* Given task *
Starting at the first line of the listing below, repeat each line exactly until the line containing "deaths_burkina = [85]", which you include. Leave out pictures.

* Input rows *
***

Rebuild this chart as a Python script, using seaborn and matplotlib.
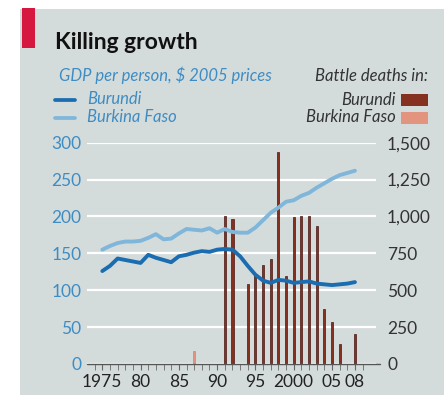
import matplotlib
matplotlib.use("Agg")
import matplotlib.pyplot as plt
from matplotlib.patches import Rectangle
from matplotlib.lines import Line2D
from matplotlib.ticker import FixedLocator
import seaborn as sns
import pandas as pd

# GDP per person, $ 2005 prices
years = list(range(1975, 2009))
gdp_burundi = [126, 133, 143, 141, 139, 137, 148, 144, 141, 138,
               146, 148, 151, 153, 152, 155, 156, 155, 146, 133,
               121, 113, 110, 114, 113, 110, 111, 112, 109, 108,
               107, 108, 109, 111]
gdp_burkina = [155, 160, 164, 166, 166, 167, 171, 176, 169, 170,
               177, 183, 182, 181, 184, 178, 183, 179, 178, 178,
               185, 195, 205, 212, 220, 222, 228, 232, 239, 245,
               251, 256, 259, 262]

# Battle deaths
death_years_burundi = [1991, 1992, 1994, 1995, 1996, 1997, 1998, 1999,
                       2000, 2001, 2002, 2003, 2004, 2005, 2006, 2008]
deaths_burundi = [1000, 985, 545, 608, 672, 710, 1440, 597,
                  995, 1000, 1000, 936, 374, 284, 137, 203]
death_years_burkina = [1987]
deaths_burkina = [85]

xtick_years = [1975, 1980, 1985, 1990, 1995, 2000, 2005, 2008]
xtick_labels = ["1975", "80", "85", "90", "95", "2000", "05", "08"]
left_ticks = [0, 50, 100, 150, 200, 250, 300]
right_ticks = [0, 250, 500, 750, 1000, 1250, 1500]

sns.set_style("white")
plt.rcParams["font.family"] = ["Lato", "DejaVu Sans"]

W, H = 444, 395
PANEL = "#d4dcdb"
DARK_BLUE = "#1b6db1"
LIGHT_BLUE = "#80b6da"
BAR_BURUNDI = "#86301f"
BAR_BURKINA = "#e2947f"
LEFT_TXT = "#3e8cc4"
RIGHT_TXT = "#333333"
LEG_SIZE = 12
TICK_SIZE = 12.5

fig = plt.figure(figsize=(W / 100, H / 100), dpi=100)
fig.patch.set_facecolor("white")
fig.patches.append(Rectangle((20 / W, 0), 1, 1 - 9 / H, transform=fig.transFigure,
                             facecolor=PANEL, edgecolor="none", zorder=-5))
fig.patches.append(Rectangle((22 / W, 1 - 48 / H), 13 / W, 40 / H, transform=fig.transFigure,
                             facecolor="#d6173f", edgecolor="none", zorder=-4))

ax = fig.add_axes([87 / W, 31 / H, (376 - 87) / W, (364 - 142.7) / H])
ax.set_facecolor("none")

deaths_df = pd.DataFrame({
    "year": death_years_burundi + death_years_burkina,
    "deaths": deaths_burundi + deaths_burkina,
    "country": ["Burundi"] * len(deaths_burundi) + ["Burkina Faso"] * len(deaths_burkina),
})
sns.barplot(data=deaths_df, x="year", y="deaths", hue="country", native_scale=True,
            dodge=False, width=0.28, legend=False, ax=ax, errorbar=None,
            palette={"Burundi": BAR_BURUNDI, "Burkina Faso": BAR_BURKINA},
            edgecolor="#4a1812", linewidth=0.5, saturation=1, zorder=3)
for p in ax.patches:
    if abs(p.get_x() + p.get_width() / 2 - 1987) < 0.3:
        p.set_edgecolor("#e07a8a")

ax2 = ax.twinx()
ax2.set_facecolor("none")
gdp_df = pd.DataFrame({
    "year": years + years,
    "gdp": gdp_burundi + gdp_burkina,
    "country": ["Burundi"] * len(years) + ["Burkina Faso"] * len(years),
})
sns.lineplot(data=gdp_df, x="year", y="gdp", hue="country", legend=False, ax=ax2,
             palette={"Burundi": DARK_BLUE, "Burkina Faso": LIGHT_BLUE},
             linewidth=2.8, solid_joinstyle="round", zorder=5)

# axes limits and ticks
ax.set_xlim(1973.0, 2010.75)
ax.set_ylim(0, 1500)
ax2.set_ylim(0, 300)
for a in (ax, ax2):
    a.set_xlabel("")
    a.set_ylabel("")
    for s in a.spines.values():
        s.set_visible(False)

ax.yaxis.tick_right()
ax2.yaxis.tick_left()
ax.set_yticks(right_ticks)
ax.set_yticklabels([f"{v:,}" for v in right_ticks])
ax2.set_yticks(left_ticks)
ax2.set_yticklabels([str(v) for v in left_ticks])
ax.tick_params(axis="y", length=0, pad=8, labelsize=TICK_SIZE, labelcolor=RIGHT_TXT)
ax2.tick_params(axis="y", length=0, pad=4, labelsize=TICK_SIZE, labelcolor=LEFT_TXT)

ax.xaxis.set_major_locator(FixedLocator(xtick_years))
ax.set_xticklabels(xtick_labels)
ax.xaxis.set_minor_locator(FixedLocator(list(range(1974, 2010))))
ax.tick_params(axis="x", which="both", bottom=True, direction="out")
ax.tick_params(axis="x", which="major", length=4.5, width=0.8, color="#666666",
               pad=3, labelsize=TICK_SIZE, labelcolor="#222222")
ax.tick_params(axis="x", which="minor", length=4, width=0.7, color="#777777")

# white gridlines behind the bars, dark baseline at zero
ax.set_axisbelow(True)
ax.grid(True, axis="y", color="white", linewidth=1.6)
ax.grid(False, axis="x")
ax.add_line(Line2D([1973.0, 2011.3], [0, 0], color="#555555", lw=1.0, zorder=4,
                   clip_on=False))

# title and legends
fig.text(55 / W, 1 - 49 / H, "Killing growth", fontsize=16.5, fontweight="bold",
         color="#111111", va="baseline", ha="left")
fig.text(59 / W, 1 - 81 / H, "GDP per person, $ 2005 prices", fontsize=LEG_SIZE,
         style="italic", color=LEFT_TXT, va="baseline", ha="left")
for yy, label, col in [(99.5, "Burundi", DARK_BLUE), (117.5, "Burkina Faso", LIGHT_BLUE)]:
    fig.lines.append(Line2D([55 / W, 75 / W], [1 - yy / H, 1 - yy / H], color=col, lw=2.7,
                            transform=fig.transFigure))
    fig.text(87 / W, 1 - (yy + 4.5) / H, label, fontsize=LEG_SIZE, style="italic",
             color=LEFT_TXT, va="baseline", ha="left")

fig.text(428 / W, 1 - 81 / H, "Battle deaths in:", fontsize=LEG_SIZE, style="italic",
         color=RIGHT_TXT, va="baseline", ha="right")
for yy, label, col in [(100, "Burundi", BAR_BURUNDI), (118, "Burkina Faso", BAR_BURKINA)]:
    fig.patches.append(Rectangle((401 / W, 1 - (yy + 6) / H), 27 / W, 12 / H,
                                 transform=fig.transFigure, facecolor=col,
                                 edgecolor="none", zorder=2))
    fig.text(396 / W, 1 - (yy + 4.5) / H, label, fontsize=LEG_SIZE, style="italic",
             color=RIGHT_TXT, va="baseline", ha="right")

fig.savefig("out.png", dpi=100)
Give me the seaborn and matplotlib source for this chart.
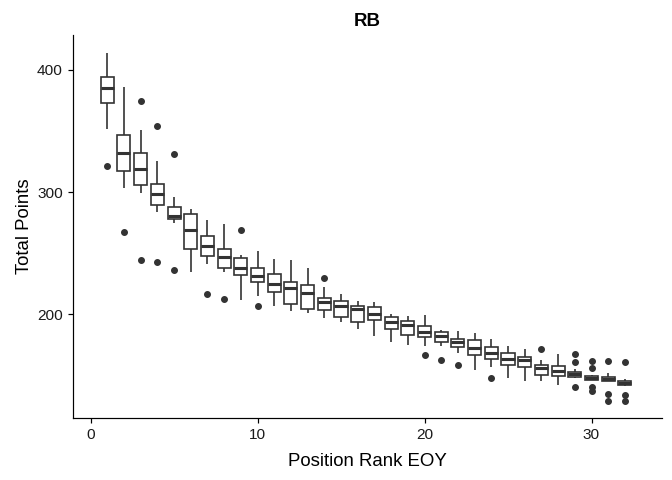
import numpy as np
import pandas as pd
import seaborn as sns
import matplotlib
matplotlib.use("Agg")
import matplotlib.pyplot as plt

# Box statistics (per position rank)
ranks = list(range(1, 33))
whisker_low = [351.9, 303.4, 299.5, 283.7, 274.5, 234.4, 240.9, 234.4, 211.5, 215.2,
               207.0, 202.7, 200.8, 196.7, 193.9, 188.2, 182.5, 177.6, 175.4, 174.1,
               174.1, 168.3, 154.7, 157.1, 147.8, 145.7, 145.5, 142.1, 147.8, 146.0,
               145.3, 141.5]
q1 = [372.7, 317.3, 306.1, 289.4, 277.7, 253.7, 248.0, 238.1, 232.2, 226.2,
      218.0, 208.2, 204.3, 203.5, 198.0, 193.7, 195.3, 188.0, 182.8, 181.5,
      177.3, 173.0, 167.0, 163.5, 158.5, 157.1, 150.6, 149.5, 148.9, 146.5,
      145.8, 141.9]
median = [385.2, 332.2, 318.9, 298.7, 280.7, 269.0, 256.3, 246.6, 237.6, 231.6,
          224.5, 221.3, 217.2, 210.3, 206.8, 204.1, 200.2, 193.9, 191.2, 186.0,
          182.4, 177.3, 172.9, 168.6, 163.7, 162.6, 156.0, 153.4, 151.2, 148.1,
          147.3, 143.8]
q3 = [393.9, 346.5, 332.2, 306.9, 288.1, 282.3, 263.8, 253.3, 246.3, 238.1,
      233.0, 226.4, 224.0, 213.6, 211.1, 206.8, 206.2, 197.5, 194.5, 190.5,
      185.7, 179.6, 178.9, 173.1, 168.6, 165.3, 158.5, 157.7, 153.0, 149.8,
      148.8, 145.8]
whisker_high = [414.1, 385.8, 350.8, 325.4, 295.7, 285.9, 277.2, 273.6, 248.5, 251.8,
                245.3, 244.4, 237.6, 222.6, 216.4, 211.1, 209.8, 200.0, 198.9, 199.2,
                187.5, 186.8, 185.2, 180.3, 174.3, 171.4, 162.6, 167.8, 155.0, 150.5,
                152.1, 146.8]
outliers = {
    1: [321.4], 2: [267.1], 3: [374.5, 244.4], 4: [354.3, 242.5], 5: [331.4, 236.0],
    7: [216.9], 8: [212.3], 9: [269.0], 10: [207.0], 14: [230.0],
    20: [166.7], 21: [162.6], 22: [158.5], 24: [148.0], 27: [171.4],
    29: [167.6, 160.7, 140.9], 30: [162.0, 156.1, 140.8, 137.0],
    31: [161.6, 135.1, 129.5], 32: [160.7, 134.0, 129.1],
}

# Build a sample per rank that reproduces these statistics
M = 40
rows = []
for i, r in enumerate(ranks):
    vals = [whisker_low[i]] + [q1[i]] * M + [median[i]] * M + [q3[i]] * M + [whisker_high[i]]
    vals += outliers.get(r, [])
    rows += [(r, v) for v in vals]
df = pd.DataFrame(rows, columns=["rank", "points"])

sns.set_theme(style="ticks")
plt.rcParams["font.family"] = ["Liberation Sans", "DejaVu Sans"]

fig = plt.figure(figsize=(7, 5), dpi=96)
ax = fig.add_axes([0.1086, 0.129, 0.876, 0.798])

line_c = "#333333"
sns.boxplot(data=df, x="rank", y="points", native_scale=True, ax=ax,
            width=0.78, color="white", linecolor=line_c, linewidth=1.25,
            fliersize=4.2, showcaps=False,
            flierprops=dict(marker="o", markerfacecolor=line_c, markeredgecolor=line_c),
            medianprops=dict(color=line_c, linewidth=2.3))

ax.set_xlim(-1.05, 34.2)
ax.set_ylim(115.2, 428.6)
ax.set_xticks([0, 10, 20, 30])
ax.set_yticks([200, 300, 400])
ax.set_xticklabels(["0", "10", "20", "30"])
ax.set_yticklabels(["200", "300", "400"])
ax.tick_params(axis="both", labelsize=11.5, colors="black", length=4, width=0.9,
               labelcolor="#1a1a1a")
for s in ["top", "right"]:
    ax.spines[s].set_visible(False)
for s in ["left", "bottom"]:
    ax.spines[s].set_color("black")
    ax.spines[s].set_linewidth(0.9)

ax.set_xlabel("Position Rank EOY", fontsize=14, color="black", labelpad=8)
ax.set_ylabel("Total Points", fontsize=14, color="black", labelpad=3)
ax.set_title("RB", fontsize=14, fontweight="bold", color="black", pad=7)

fig.savefig("out.png", dpi=96, facecolor="white")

***

* Answer to this task *
Rebuild this chart as a Python script, using seaborn and matplotlib.
import matplotlib
matplotlib.use("Agg")
import matplotlib.pyplot as plt
from matplotlib.patches import Rectangle
from matplotlib.lines import Line2D
from matplotlib.ticker import FixedLocator
import seaborn as sns
import pandas as pd

# GDP per person, $ 2005 prices
years = list(range(1975, 2009))
gdp_burundi = [126, 133, 143, 141, 139, 137, 148, 144, 141, 138,
               146, 148, 151, 153, 152, 155, 156, 155, 146, 133,
               121, 113, 110, 114, 113, 110, 111, 112, 109, 108,
               107, 108, 109, 111]
gdp_burkina = [155, 160, 164, 166, 166, 167, 171, 176, 169, 170,
               177, 183, 182, 181, 184, 178, 183, 179, 178, 178,
               185, 195, 205, 212, 220, 222, 228, 232, 239, 245,
               251, 256, 259, 262]

# Battle deaths
death_years_burundi = [1991, 1992, 1994, 1995, 1996, 1997, 1998, 1999,
                       2000, 2001, 2002, 2003, 2004, 2005, 2006, 2008]
deaths_burundi = [1000, 985, 545, 608, 672, 710, 1440, 597,
                  995, 1000, 1000, 936, 374, 284, 137, 203]
death_years_burkina = [1987]
deaths_burkina = [85]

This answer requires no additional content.